Was halten Sie von modernen Entwicklungen, zum Beispiel in den Vereinigten Staaten, die die Kabbala vom Judentum trennen möchten?
Ich unterstütze jede Strömung in der Kabbala, die die Menschen an die Quellen heranführt, also an die klassischen Schriften. Doch wenn bestimmte Lehrer volksnah und in beschränkter Weise die Fülle der kabbalistischen Traditionen zurechtschneiden und verfälschen, um damit Menschen in eine esoterische Wohlfühlwolke zu hüllen, dann bin ich dagegen. Ein guter Lehrer wird seinen Schülern die Quellen nahebringen und sie ihnen keinesfalls vorenthalten.
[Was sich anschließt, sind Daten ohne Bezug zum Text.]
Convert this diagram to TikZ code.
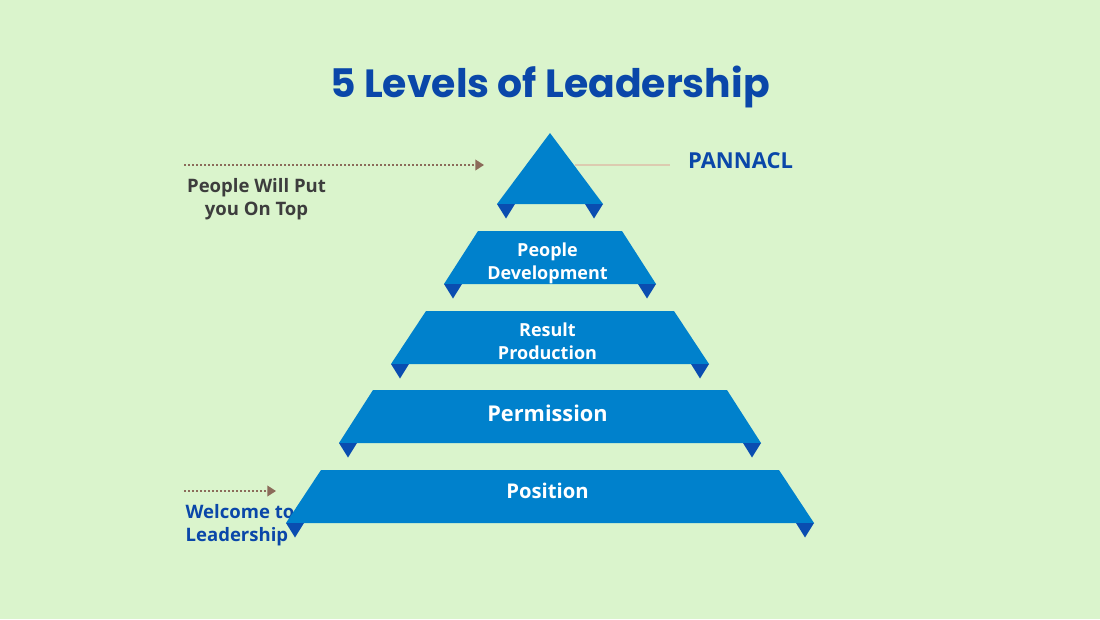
\documentclass[tikz,border=0pt]{standalone}
\usepackage{fontspec}
\setmainfont{Open Sans}
\newfontfamily\titlefont{Poppins}
\usetikzlibrary{arrows.meta}
\definecolor{bgcol}{HTML}{DAF4CC}
\definecolor{levelcol}{HTML}{0081CC}
\definecolor{foldcol}{HTML}{0A4DB0}
\definecolor{headcol}{HTML}{0A47A9}
\definecolor{greycol}{HTML}{3D3D3D}
\definecolor{dotcol}{HTML}{8B6B5A}
\definecolor{linecol}{HTML}{DCCBB0}
\tikzset{
  level/.style={fill=levelcol},
  fold/.style={fill=foldcol},
  inlabel/.style={text=white,font=\bfseries\fontsize{13.5pt}{17.4pt}\selectfont,align=center},
  sidelabel/.style={font=\bfseries\fontsize{13.9pt}{17.4pt}\selectfont,align=center},
  pointer/.style={dotcol,line width=1.2pt,dash pattern=on 1.2pt off 1.8pt,-{Triangle[length=6.5pt,width=8pt]}}
}
\begin{document}
\begin{tikzpicture}[x=0.75pt,y=-0.75pt]
\useasboundingbox (0,0) rectangle (1100,619);
\fill[bgcol] (0,0) rectangle (1100,619);
\node[text=headcol] (title) at (550,87) {\titlefont\bfseries\fontsize{29.5pt}{36pt}\selectfont 5 Levels of Leadership};
% side labels
\node[sidelabel,text=greycol] (toplabel) at (256.5,199.5) {People Will Put\\you On Top};
\node[sidelabel,text=headcol,align=left] (startlabel) at (240,525) {Welcome to\\Leadership};
\node[text=headcol,font=\bfseries\fontsize{16.5pt}{17pt}\selectfont] (pannacl) at (740.5,161) {PANNACL};
% pointers
\coordinate (topstart) at (184,165);
\coordinate (topend) at (484,165);
\coordinate (startstart) at (184,491);
\coordinate (startend) at (276,491);
\coordinate (linestart) at (575,165);
\coordinate (lineend) at (670,165);
\draw[pointer] (topstart) -- (topend);
\draw[pointer] (startstart) -- (startend);
\draw[linecol,line width=1pt] (linestart) -- (lineend);
% pyramid
\fill[level] (550,133)--(603,204)--(497,204)--cycle;
\fill[level] (478,231)--(622,231)--(656,284)--(444,284)--cycle;
\fill[level] (426,311)--(674,311)--(709,364)--(391,364)--cycle;
\fill[level] (373,390)--(727,390)--(761,443)--(339,443)--cycle;
\fill[level] (321,470)--(779,470)--(814,523)--(286,523)--cycle;
% folds
\foreach \a/\b/\y in {497/603/204,444/656/284,391/709/364,339/761/443,286/814/523}{
  \fill[fold] (\a,\y)--(\a+18,\y)--(\a+9,\y+14.5)--cycle;
  \fill[fold] (\b,\y)--(\b-18,\y)--(\b-9,\y+14.5)--cycle;
}
% level names
\node[inlabel] (people) at (547.5,263.5) {People\\Development};
\node[inlabel] (result) at (547.5,341) {Result\\Production};
\node[inlabel,font=\bfseries\fontsize{16.3pt}{19pt}\selectfont] (permission) at (547.5,413) {Permission};
\node[inlabel,font=\bfseries\fontsize{15.2pt}{19pt}\selectfont] (position) at (547.5,491) {Position};
\end{tikzpicture}
\end{document}
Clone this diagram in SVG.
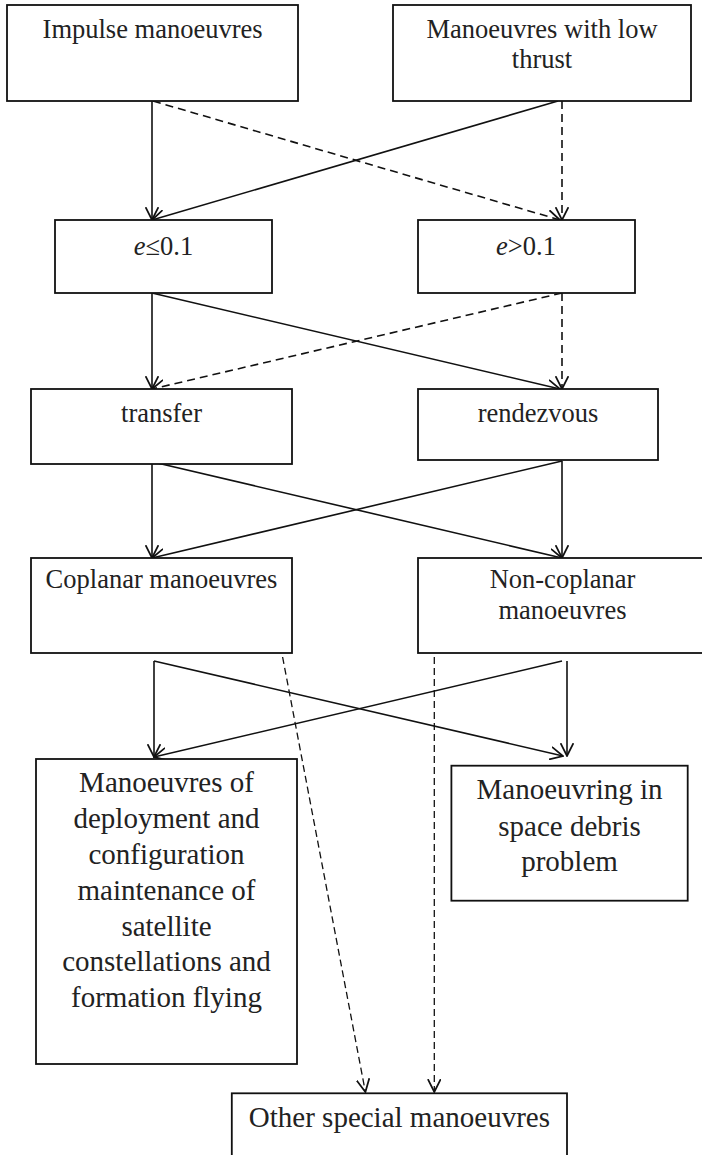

Glauben Sie, dass es Fortschritte in der jüdischen Theologie geben kann, dass also das Volk Israel sich in Zukunft weiterentwickeln wird und Neues, etwa in der Metaphysik, ergründen wird, so wie Sie es in Ihrem Vortrag auch von den Propheten sagen?
Jede Epoche in der Geschichte des jüdischen Volkes ist heilig. Deshalb erklimmt das Volk Israel in jeder Generation auch neue Höhen, so wie es das durch die Propheten in der Antike und durch die Kabbala und Philosophie im Mittelalter getan hat. Stets kann es uns gelingen, neues göttliches Licht herunterzuholen. Dafür wurde das jüdische Volk geschaffen. Das ist seine kosmisch bedingte Aufgabe.
Mit dem Publizisten sprach Netanel Olhoeft.